Ebeveynler ve eğitimciler, bu tür davranışlara anlayışla yaklaşmalı ve çocukların sosyal becerilerini desteklemeye devam etmelidir. Örneğin, grup oyunlarında kısa sürelerle ara vermek veya çocuğa birlikte oynamak için küçük seçenekler sunmak, sosyal etkileşimi sürdürmesini sağlar. Ayrıca, arkadaşlarıyla yaşadığı anlaşmazlıklarda duygu farkındalığını artırmak için basit sorular sormak faydalıdır: “Arkadaşın bunu yapınca nasıl hissettin?” gibi.
Oyun Dünyasında Yenilenme
Sonbahardan kışa geçiş, oyun temalarını da değiştirir. Çocuklar daha çok evcilik, doktorculuk ve inşa oyunlarına yönelir. Resim yapma ve hikâye kurma oyunları ile duygularını ifade ederler. Hayal güçleri bu dönemde oldukça yoğun çalışır ve oyun aracılığıyla duygu boşalımı sağlamak önemlidir.
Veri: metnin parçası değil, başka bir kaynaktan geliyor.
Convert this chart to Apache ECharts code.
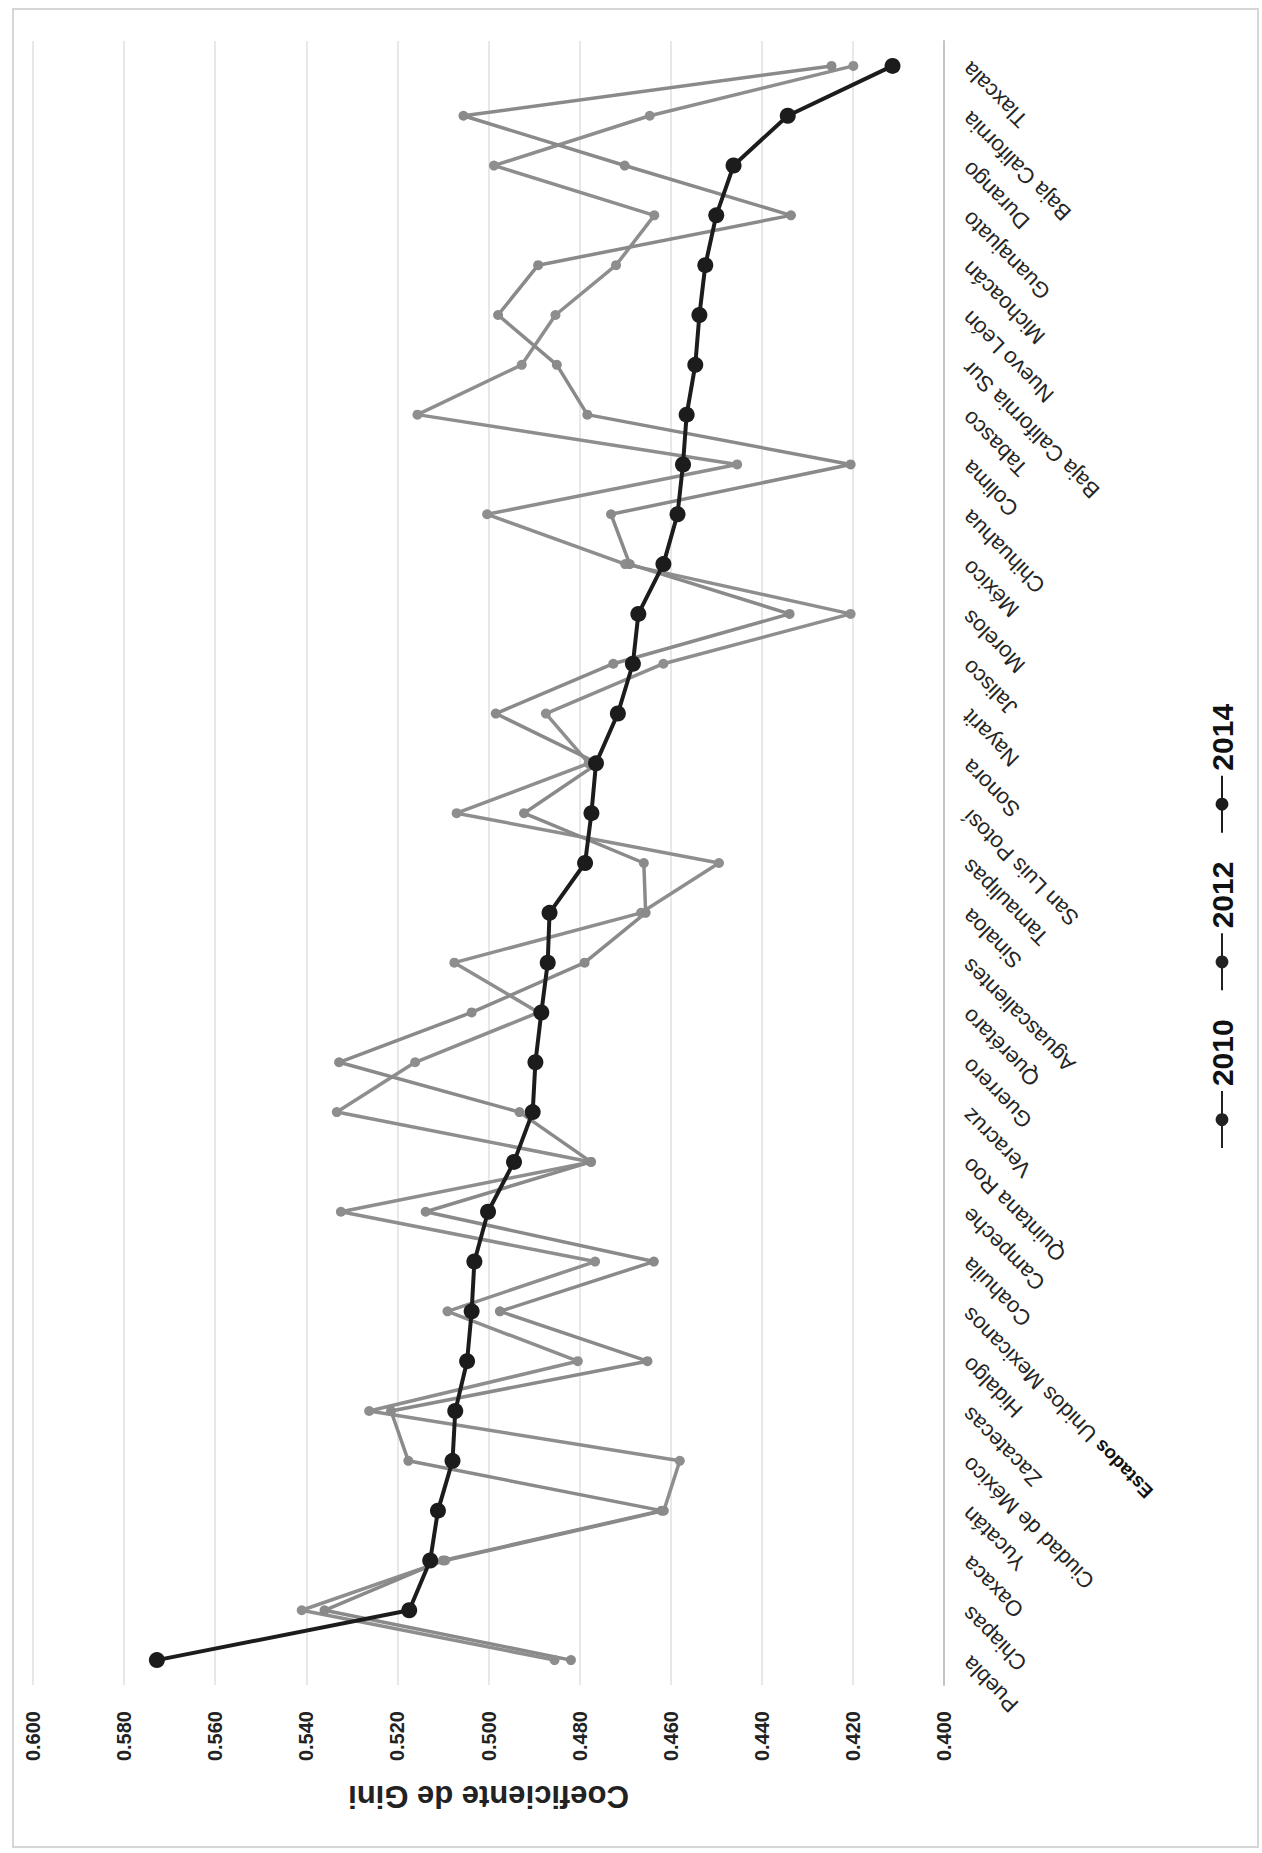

Ebeveynler bu süreçte çocuklarının oyun alanlarına alan açabilir. Örneğin evde bir köşe oyun alanı oluşturmak, malzeme ve aksesuar sağlamak veya birlikte hikâye kurmak, çocuğun hem duygusal hem de bilişsel gelişimini destekler.
Ebeveynlere Küçük Dokunuşlar
Geçiş döneminde küçük ama etkili dokunuşlar yapmak büyük fark yaratır. Rutinleri sıklaştırmak ama katılaştırmamak, gün ışığından yararlanmak ve mevsim sohbetleri yapmak çevreyi anlamalarına yardımcı olur. Evde mini parkurlar, minder oyunları veya dans molaları gibi serbest oyun fırsatları sunmak hem eğlenceli hem de hareketli bir çözüm sağlar.
Çocuğunuzun duygularını adlandırmasına destek olmak da çok önemlidir; örneğin “Bugün biraz yorgun görünüyorsun, değil mi?” veya “Sanırım karanlık erken olunca kendini garip hissediyorsun” gibi cümleler, duygularını fark etmesini sağlar.
Küçük dokunuşlarla, sonbaharın son günlerinden kışın ilk günlerine geçiş hem sizin hem de çocuğunuz için çok daha keyifli ve sakin bir süreç hâline gelebilir.